Beekschaatsenrijder

Uit Wikipedia, de vrije encyclopedie
Beekschaatsenrijder
Beekschaatsenrijder
Taxonomische indeling
Rijk:Animalia (Dieren)
Stam:Arthropoda (Geleedpotigen)
Klasse:Insecta (Insecten)
Orde:Hemiptera (Halfvleugeligen)
Onderorde:Heteroptera (Wantsen)
Familie:Gerridae (Schaatsenrijders)
Geslacht:Aquarius
Schellenberg, 1800
Soort
Aquarius najas
(De Geer, 1773)
Afbeeldingen op Wikimedia Commons Wikimedia Commons
Beekschaatsenrijder op Wikispecies Wikispecies
Portaal  Portaalicoon   Biologie
Insecten

De beekschaatsenrijder (Aquarius najas) is een wants uit de familie van de Gerridae (Schaatsenrijders). De soort werd het eerst wetenschappelijk beschreven door Charles De Geer in 1773.
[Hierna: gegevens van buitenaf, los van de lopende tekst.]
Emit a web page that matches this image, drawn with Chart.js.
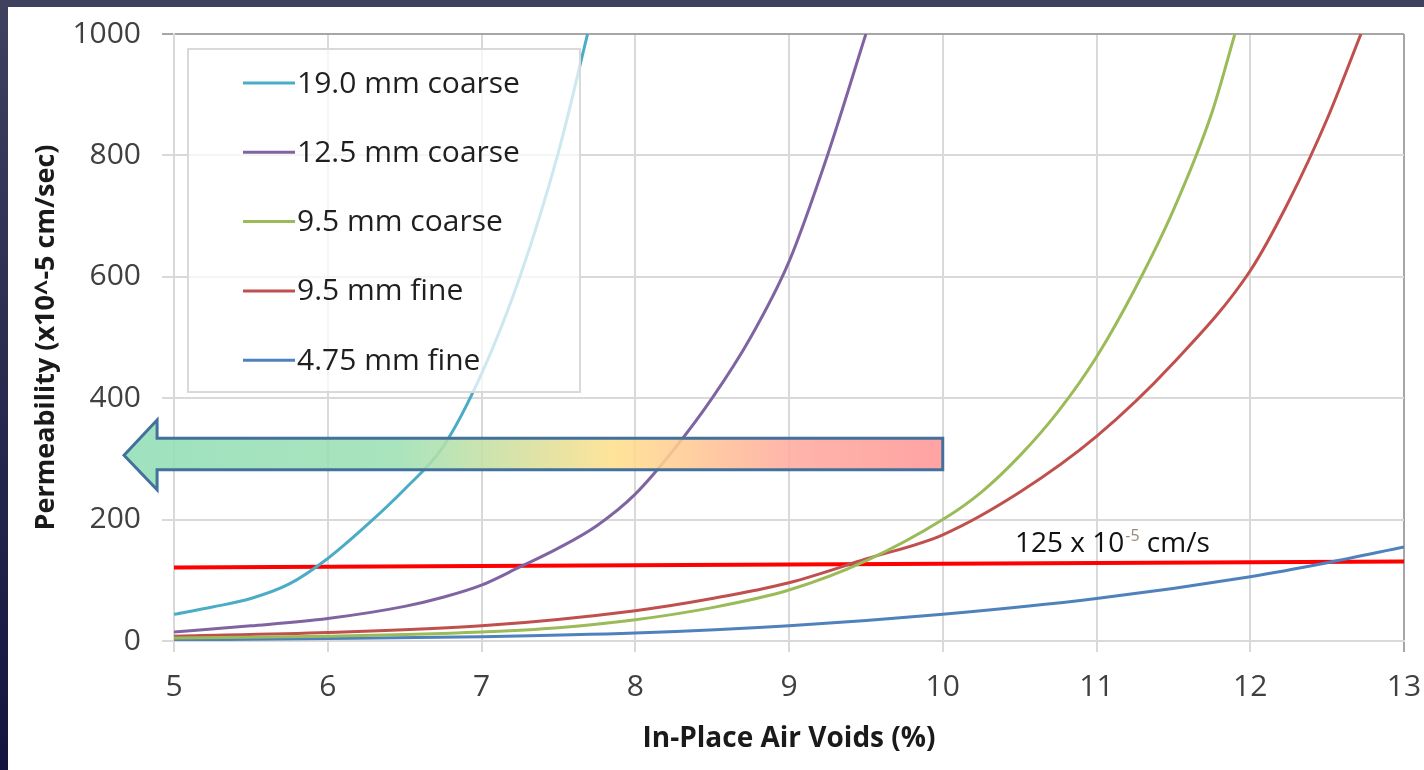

Uiterlijk[bewerken | brontekst bewerken]

De tamelijk grote slanke, olijfachtig zwarte schaatsenrijder is ongevleugeld (apteer) soms langvleugelig (macropteer) en kan 14 tot 17 mm lang worden. Het halsschild heeft aan de voorkant in het midden een lichte streep. In tegenstelling tot andere schaatsenrijders heeft de soort geen gele lijn langs de zijkant van het halsschild. Het einde van de zijkant van het zevende achterlijfsegment vormt een stekel die niet het eind van het achterlichaam bereikt. De pootjes zijn zwart, net als de antennes. De antenne is korter dan de helft van de lichaamslengte en het tweede en derde segment zijn samen korter dan het eerste segment. De soort kan verward worden met de grote schaatsenrijder (Aquarius paludum), die heeft echter vaak wel een gele lijn langs de zijkant van het halsschild en de stekel van het zevende achterlijfsegment bereikt hier wel het einde van het achterlijf, of steekt er overheen. De soort lijkt lijkt ook enigszins op de zwervende schaatsenrijder (Limnoporus rufoscutellatus), die is echter altijd langvleugelig en olijfbruin met rossige pootjes en bovendien zijn de antennes enigszins behaard en langer dan de helft van de lichaamslengte.

Leefwijze[bewerken | brontekst bewerken]

De soort overwintert als volgroeid dier en kent één enkele generatie per jaar. De volwassen wantsen worden van maart tot oktober gezien bij voorkeur op natuurlijk meanderende beken. De wantsen sterven vrij snel nadat de eitjes zijn afgezet zodat er in de zomer vooral nimfen worden gezien.

Leefgebied[bewerken | brontekst bewerken]

De soort is in Nederland zeldzaam. Hun aantal loopt achteruit door vervuiling. Het verspreidingsgebied strekt zich uit van Europa tot Noord-Afrika.